(Source code of charts)
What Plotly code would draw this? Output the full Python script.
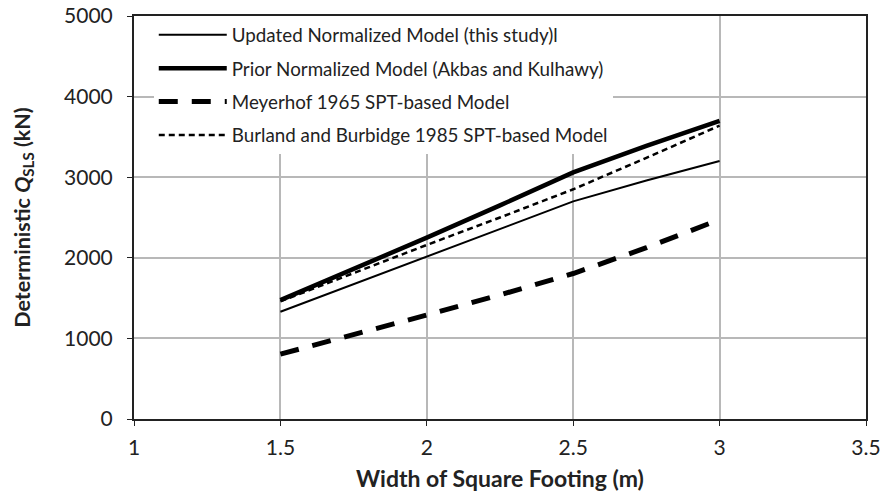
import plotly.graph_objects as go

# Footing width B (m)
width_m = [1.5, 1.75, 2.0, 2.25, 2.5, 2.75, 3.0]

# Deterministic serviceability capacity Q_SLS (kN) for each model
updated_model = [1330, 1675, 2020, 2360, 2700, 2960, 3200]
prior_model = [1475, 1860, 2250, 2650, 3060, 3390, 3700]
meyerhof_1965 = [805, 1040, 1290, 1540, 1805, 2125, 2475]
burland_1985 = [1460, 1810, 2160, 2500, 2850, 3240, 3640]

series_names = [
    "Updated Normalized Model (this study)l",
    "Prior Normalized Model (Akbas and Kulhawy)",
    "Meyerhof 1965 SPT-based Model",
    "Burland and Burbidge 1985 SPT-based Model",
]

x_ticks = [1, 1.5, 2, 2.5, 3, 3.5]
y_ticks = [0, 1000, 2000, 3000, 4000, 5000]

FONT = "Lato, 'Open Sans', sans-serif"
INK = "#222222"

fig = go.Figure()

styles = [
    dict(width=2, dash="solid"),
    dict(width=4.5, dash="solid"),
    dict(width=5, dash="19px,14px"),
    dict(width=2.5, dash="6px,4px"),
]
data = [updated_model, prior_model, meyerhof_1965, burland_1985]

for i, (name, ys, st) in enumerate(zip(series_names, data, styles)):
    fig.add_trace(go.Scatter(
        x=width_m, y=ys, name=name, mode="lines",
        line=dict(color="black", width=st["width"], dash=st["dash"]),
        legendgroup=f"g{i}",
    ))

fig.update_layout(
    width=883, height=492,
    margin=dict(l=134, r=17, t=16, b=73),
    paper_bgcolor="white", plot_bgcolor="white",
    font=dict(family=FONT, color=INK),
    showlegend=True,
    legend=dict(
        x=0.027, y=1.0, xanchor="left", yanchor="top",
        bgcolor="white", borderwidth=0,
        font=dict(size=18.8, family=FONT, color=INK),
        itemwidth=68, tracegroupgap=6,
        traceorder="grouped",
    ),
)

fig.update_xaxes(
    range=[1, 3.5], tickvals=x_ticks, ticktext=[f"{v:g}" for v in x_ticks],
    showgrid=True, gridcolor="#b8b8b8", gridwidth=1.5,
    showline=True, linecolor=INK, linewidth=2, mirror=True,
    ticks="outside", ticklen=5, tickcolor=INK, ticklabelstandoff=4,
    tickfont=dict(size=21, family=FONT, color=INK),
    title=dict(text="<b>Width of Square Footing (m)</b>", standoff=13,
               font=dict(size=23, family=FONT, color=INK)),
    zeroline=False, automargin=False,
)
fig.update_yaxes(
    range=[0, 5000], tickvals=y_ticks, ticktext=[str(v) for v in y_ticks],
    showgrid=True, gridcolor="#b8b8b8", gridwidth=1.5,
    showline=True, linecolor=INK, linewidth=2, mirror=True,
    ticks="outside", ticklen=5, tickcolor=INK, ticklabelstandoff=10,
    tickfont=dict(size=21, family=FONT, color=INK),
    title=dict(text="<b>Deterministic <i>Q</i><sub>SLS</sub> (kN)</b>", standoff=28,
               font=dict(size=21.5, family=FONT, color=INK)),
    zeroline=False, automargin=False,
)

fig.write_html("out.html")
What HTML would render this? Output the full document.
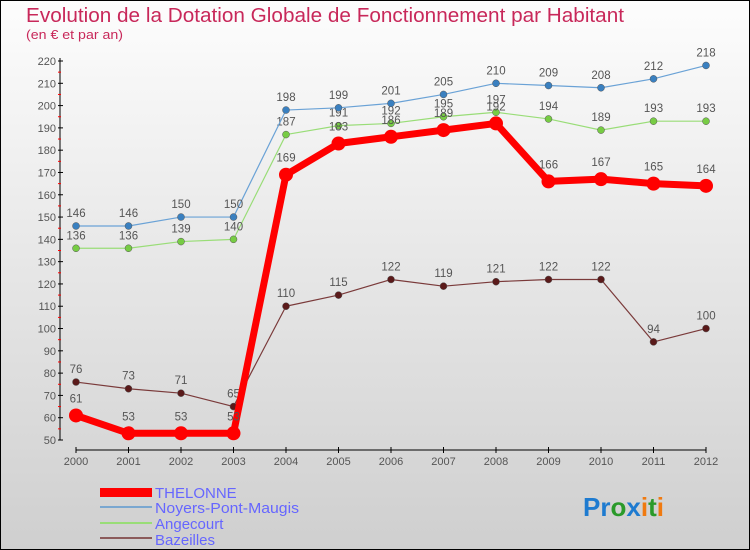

## SET EXERCISE
Copy exactly the lines running from the beginning of the listing through the line that has "burland_1985 = [1460, 1810, 2160, 2500, 2850, 3240, 3640]". Drop the pictures.

## WRITTEN ANSWER
What Plotly code would draw this? Output the full Python script.
import plotly.graph_objects as go

# Footing width B (m)
width_m = [1.5, 1.75, 2.0, 2.25, 2.5, 2.75, 3.0]

# Deterministic serviceability capacity Q_SLS (kN) for each model
updated_model = [1330, 1675, 2020, 2360, 2700, 2960, 3200]
prior_model = [1475, 1860, 2250, 2650, 3060, 3390, 3700]
meyerhof_1965 = [805, 1040, 1290, 1540, 1805, 2125, 2475]
burland_1985 = [1460, 1810, 2160, 2500, 2850, 3240, 3640]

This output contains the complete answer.